Neuropathic pain results from disease damage to nerves, such as that caused by diabetes, and is not affected by aspirin, Silverman said. It can include back pain and any “intangible pains that just won’t go away,” Pancoe said.

“I told students (at a conference) last year that I thought it was the most significant drug ever developed at any university, maybe by a multiple,” Pancoe said. “I’ve been telling (University) President (Henry) Bienen and the board for several years. I went out on a limb early, because all these things can go wrong.”

In clinical trials, pregabalin is holding its own against and even faring better than marketed treatments such as the anti-anxiety drug Xanax and the antidepressant Effexor, according to a Wall Street Journal article printed Tuesday. In treating anxiety, pregabalin is reported to work faster than either Effexor or the antidepressant Paxil, drugs that can take more than a month to begin working and often have sexual side effects, according to the article.

Pregabalin also is less likely to become addictive and causes less sedation and cognitive impairment than its competitors, Pancoe said.

In addition to generalized anxiety, Pfizer also hopes to use the drug to treat spinal, cancer and surgical pain, as well as social anxiety and panic disorder, Pancoe said.

Pfizer officials did not return calls for comment.

If approved, pregabalin could replace Pfizer’s drug Neurontin, its current leading anti-epilepsy drug, Pancoe said. Neurontin, which earned $1.49 billion in sales last year, is derived from gabapentin, a drug that is chemically similar to pregabalin, Silverman said.

The money that pregabalin potentially could make for NU has a chance to put the university near the top of the list for licensing income. In 2000, the University of California system earned about $261 million and Columbia University earned about $138 million, according to The Chronicle of Higher Education. NU earned slightly more than $1 million that year, making it 71st on the list.

According to NU policy, 35 percent of revenue would be money that could be used anywhere in the university. Twenty percent of annual licensing revenue would go to the Technology Transfer Office, which provides resources for NU faculty and students to patent their discoveries.

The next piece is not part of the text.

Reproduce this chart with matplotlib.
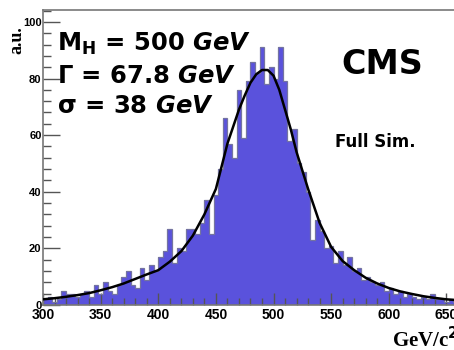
import numpy as np
import matplotlib
matplotlib.use("Agg")
import matplotlib.pyplot as plt
from matplotlib.ticker import MultipleLocator

# histogram: 4 GeV bins from 300 to 660
bin_edges = np.arange(300, 661, 4)
counts = [
    2, 3, 1, 2, 5, 4, 4, 3, 4, 5,
    3, 7, 4, 8, 5, 4, 7, 10, 12, 7,
    6, 13, 9, 14, 12, 17, 19, 27, 15, 20,
    19, 27, 27, 25, 29, 37, 25, 39, 48, 66,
    57, 52, 76, 59, 79, 86, 82, 91, 78, 84,
    80, 91, 79, 58, 62, 50, 47, 40, 23, 30,
    26, 20, 21, 15, 19, 14, 17, 12, 13, 9,
    10, 8, 7, 8, 5, 6, 4, 5, 3, 4,
    3, 2, 3, 2, 4, 2, 2, 1, 2, 1,
]

# fitted curve
fit_x = [300, 310, 320, 330, 340, 350, 360, 370, 380, 390, 400, 410, 420, 430,
         440, 450, 455, 460, 465, 470, 475, 480, 485, 490, 495, 500, 505, 510,
         515, 520, 525, 530, 540, 550, 560, 570, 580, 590, 600, 610, 620, 630,
         640, 650, 660]
fit_y = [2.0, 2.4, 2.9, 3.5, 4.2, 5.2, 6.3, 7.6, 9.2, 10.8, 12.3, 15.3, 19.0, 24.5,
         32.0, 41.0, 49.0, 57.0, 63.0, 69.0, 74.0, 78.5, 81.5, 83.0, 83.0, 81.0, 76.0, 69.0,
         62.0, 54.0, 47.5, 41.0, 29.0, 20.5, 15.5, 12.3, 9.6, 7.6, 6.0, 4.8, 3.9, 3.1,
         2.5, 2.0, 1.7]

x_ticks = [300, 350, 400, 450, 500, 550, 600, 650]
y_ticks = [0, 20, 40, 60, 80, 100]

plt.rcParams['mathtext.fontset'] = 'custom'
plt.rcParams['mathtext.rm'] = 'DejaVu Sans:bold'
plt.rcParams['mathtext.bf'] = 'DejaVu Sans:bold'
plt.rcParams['mathtext.it'] = 'DejaVu Sans:italic:bold'

W, H = 454, 350
fig = plt.figure(figsize=(W / 100, H / 100), dpi=100)
ax = fig.add_axes([43 / W, 45 / H, 438 / W, 295 / H])

ax.stairs(counts, bin_edges, fill=True, color='#5a52dc', zorder=1)
ax.stairs(counts, bin_edges, color='#7474a0', lw=0.9, zorder=2)
ax.plot(fit_x, fit_y, color='black', lw=1.8, zorder=3)

ax.set_xlim(300, 680)
ax.set_ylim(0, 104.2)

ax.set_xticks(x_ticks)
ax.set_yticks(y_ticks)
ax.xaxis.set_minor_locator(MultipleLocator(10))
ax.yaxis.set_minor_locator(MultipleLocator(4))
ax.tick_params(direction='in', which='major', length=12, width=1, color='#555555',
               top=False, right=False)
ax.tick_params(direction='in', which='minor', length=6, width=1, color='#555555',
               top=False, right=False)
ax.tick_params(axis='x', which='major', length=9, pad=2)
ax.tick_params(axis='x', which='minor', length=5)
ax.tick_params(axis='y', pad=1)
for lab in ax.get_xticklabels() + ax.get_yticklabels():
    lab.set_fontfamily('Liberation Sans')
    lab.set_fontweight('bold')
for lab in ax.get_xticklabels():
    lab.set_fontsize(10)
for lab in ax.get_yticklabels():
    lab.set_fontsize(8)

for s in ax.spines.values():
    s.set_color('#777777')
    s.set_linewidth(1.2)

fig.text(57 / W, 1 - 44 / H, r'$\mathrm{M}_\mathrm{H}$ = 500 $\mathit{GeV}$',
         fontsize=17.5, fontweight='bold', va='center', ha='left')
fig.text(57 / W, 1 - 76 / H, r'$\mathrm{\Gamma}$ = 67.8 $\mathit{GeV}$',
         fontsize=17.5, fontweight='bold', va='center', ha='left')
fig.text(57 / W, 1 - 106 / H, r'$\mathrm{\sigma}$ = 38 $\mathit{GeV}$',
         fontsize=17.5, fontweight='bold', va='center', ha='left')
fig.text(382 / W, 1 - 64 / H, 'CMS', fontsize=24, fontweight='bold',
         va='center', ha='center')
fig.text(375 / W, 1 - 142 / H, 'Full Sim.', fontsize=12, fontweight='bold',
         va='center', ha='center')

fig.text(17 / W, 1 - 40 / H, 'a.u.', family='Liberation Serif', fontsize=13,
         fontweight='bold', rotation=90, va='center', ha='center')
fig.text(392 / W, 1 - 340 / H, r'GeV/c$^{2}$', family='Liberation Serif', fontsize=15,
         fontweight='bold', va='center', ha='left')

fig.savefig('out.png', dpi=100)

After that deduction, 50 percent of the pregabalin income would go to Silverman: 20 percent for his research and 30 percent as personal income.

An additional 10 percent would go to the biochemistry department, and another 5 percent would go to Weinberg College of Arts and Sciences.

Pfizer would benefit even more from the drug’s success. For the past 10 years, three companies have poured their energies and funds into pregabalin – first Parke-Davis, then Warner-Lambert Co. and finally Pfizer.

Silverman himself has had little research use for the drug since he discovered it, though he did recognize its potential.

“I did design it as a new mechanism of action, and so I thought it would be worth having it tested, and that’s when I contacted Parke-Davis to have it tested and got lucky,” Silverman said. “What I had made it for was to get some information about compounds that interact with two different enzymes. Once I had that information, then I went and did other things.”

Silverman said he has high hopes for the drug’s success.

“It’s still not a sure thing,” he said. “(But) every time they do an experiment, it’s one less problem to cross.”

Daniel Linzer, a biochemistry professor who will become dean of Weinberg in July, said the drug is remarkable because it can attack multiple health problem areas.

“That’s why this has the potential to be a major pharmaceutical and have a major impact on the university, as well as on human health,” he said. “(But) there are a lot of promising things that at the last stages don’t make it.”

Alan Cubbage, university vice president for media relations, said pregabalin could add prestige to NU.

“Any time that there is a scientific advance that is at least potentially helpful to the world at large and the health of millions of people – that obviously is a benefit to the university, not just financially but in terms of its reputation,” Cubbage said. “If this proves to be successful, that’s just another laurel for the university’s reputation.”

The Daily’s John J. Hughes III contributed to this report.